++++ Data provided ++++

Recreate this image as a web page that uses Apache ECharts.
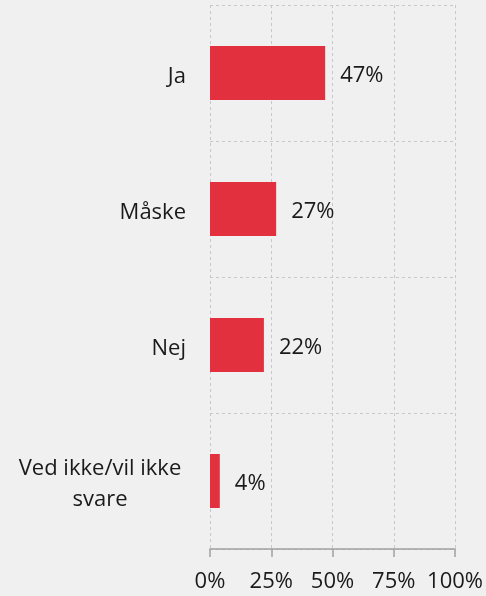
<!DOCTYPE html>
<html>
<head>
<meta charset="utf-8">
<style>
html,body{margin:0;padding:0;background:#f0f0f0;}
#c{width:486px;height:596px;}
</style>
<script src="https://cdn.jsdelivr.net/npm/echarts@6/dist/echarts.min.js"></script>
</head>
<body>
<div id="c"></div>
<script>
const categories = ["Ja", "Måske", "Nej", "Ved ikke/vil ikke svare"];
const values = [47, 27, 22, 4];
const tickLabels = ["0%", "25%", "50%", "75%", "100%"];

function wrap(text, maxChars) {
  const words = text.split(' ');
  const lines = [];
  let cur = '';
  words.forEach(function (w) {
    const t = cur ? cur + ' ' + w : w;
    if (t.length > maxChars && cur) { lines.push(cur); cur = w; } else { cur = t; }
  });
  if (cur) lines.push(cur);
  return lines;
}

const chart = echarts.init(document.getElementById('c'), null, {renderer: 'canvas'});
const font = '"Open Sans", "Noto Sans", sans-serif';
const FS = 22;
chart.setOption({
  backgroundColor: '#f0f0f0',
  animation: false,
  grid: {left: 210, right: 29, top: 5, bottom: 47, containLabel: false},
  xAxis: {
    type: 'value', min: 0, max: 100, interval: 25,
    axisLine: {show: true, lineStyle: {color: '#a0a0a0', width: 1.5}},
    axisTick: {show: true, length: 8, lineStyle: {color: '#a0a0a0', width: 1.5}},
    axisLabel: {
      margin: 22, fontSize: FS, color: '#1a1a1a', fontFamily: font,
      formatter: function (v) { return tickLabels[Math.round(v / 25)]; }
    },
    splitLine: {show: true, lineStyle: {color: '#c8c8c8', type: [3, 3], width: 1}}
  },
  yAxis: {
    type: 'category', data: categories, inverse: true,
    axisLine: {show: false},
    axisTick: {show: false},
    axisLabel: {
      margin: 24, fontSize: FS, color: '#1a1a1a', fontFamily: font,
      align: 'right', lineHeight: 31, padding: [7, 0, 0, 0],
      formatter: function (v) {
        const lines = wrap(v, 18);
        if (lines.length === 1) return v;
        return lines.map(function (l) { return '{c|' + l + '}'; }).join('\n');
      },
      rich: {
        c: {width: 172, align: 'center', fontSize: FS, lineHeight: 31, color: '#1a1a1a', fontFamily: font}
      }
    },
    splitLine: {show: true, lineStyle: {color: '#c8c8c8', type: [3, 3], width: 1}}
  },
  series: [{
    type: 'bar', data: values, barWidth: 54,
    itemStyle: {color: '#e3303e'},
    label: {
      show: true, position: 'right', distance: 15, offset: [0, 3],
      fontSize: FS, color: '#1a1a1a', fontFamily: font,
      formatter: '{c}%'
    }
  }]
});
</script>
</body>
</html>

++++

Set task: Give every line back word for word and leave the pictures out.

Solution:
Recreate this image as a web page that uses Apache ECharts.
<!DOCTYPE html>
<html>
<head>
<meta charset="utf-8">
<style>
html,body{margin:0;padding:0;background:#f0f0f0;}
#c{width:486px;height:596px;}
</style>
<script src="https://cdn.jsdelivr.net/npm/echarts@6/dist/echarts.min.js"></script>
</head>
<body>
<div id="c"></div>
<script>
const categories = ["Ja", "Måske", "Nej", "Ved ikke/vil ikke svare"];
const values = [47, 27, 22, 4];
const tickLabels = ["0%", "25%", "50%", "75%", "100%"];

function wrap(text, maxChars) {
  const words = text.split(' ');
  const lines = [];
  let cur = '';
  words.forEach(function (w) {
    const t = cur ? cur + ' ' + w : w;
    if (t.length > maxChars && cur) { lines.push(cur); cur = w; } else { cur = t; }
  });
  if (cur) lines.push(cur);
  return lines;
}

const chart = echarts.init(document.getElementById('c'), null, {renderer: 'canvas'});
const font = '"Open Sans", "Noto Sans", sans-serif';
const FS = 22;
chart.setOption({
  backgroundColor: '#f0f0f0',
  animation: false,
  grid: {left: 210, right: 29, top: 5, bottom: 47, containLabel: false},
  xAxis: {
    type: 'value', min: 0, max: 100, interval: 25,
    axisLine: {show: true, lineStyle: {color: '#a0a0a0', width: 1.5}},
    axisTick: {show: true, length: 8, lineStyle: {color: '#a0a0a0', width: 1.5}},
    axisLabel: {
      margin: 22, fontSize: FS, color: '#1a1a1a', fontFamily: font,
      formatter: function (v) { return tickLabels[Math.round(v / 25)]; }
    },
    splitLine: {show: true, lineStyle: {color: '#c8c8c8', type: [3, 3], width: 1}}
  },
  yAxis: {
    type: 'category', data: categories, inverse: true,
    axisLine: {show: false},
    axisTick: {show: false},
    axisLabel: {
      margin: 24, fontSize: FS, color: '#1a1a1a', fontFamily: font,
      align: 'right', lineHeight: 31, padding: [7, 0, 0, 0],
      formatter: function (v) {
        const lines = wrap(v, 18);
        if (lines.length === 1) return v;
        return lines.map(function (l) { return '{c|' + l + '}'; }).join('\n');
      },
      rich: {
        c: {width: 172, align: 'center', fontSize: FS, lineHeight: 31, color: '#1a1a1a', fontFamily: font}
      }
    },
    splitLine: {show: true, lineStyle: {color: '#c8c8c8', type: [3, 3], width: 1}}
  },
  series: [{
    type: 'bar', data: values, barWidth: 54,
    itemStyle: {color: '#e3303e'},
    label: {
      show: true, position: 'right', distance: 15, offset: [0, 3],
      fontSize: FS, color: '#1a1a1a', fontFamily: font,
      formatter: '{c}%'
    }
  }]
});
</script>
</body>
</html>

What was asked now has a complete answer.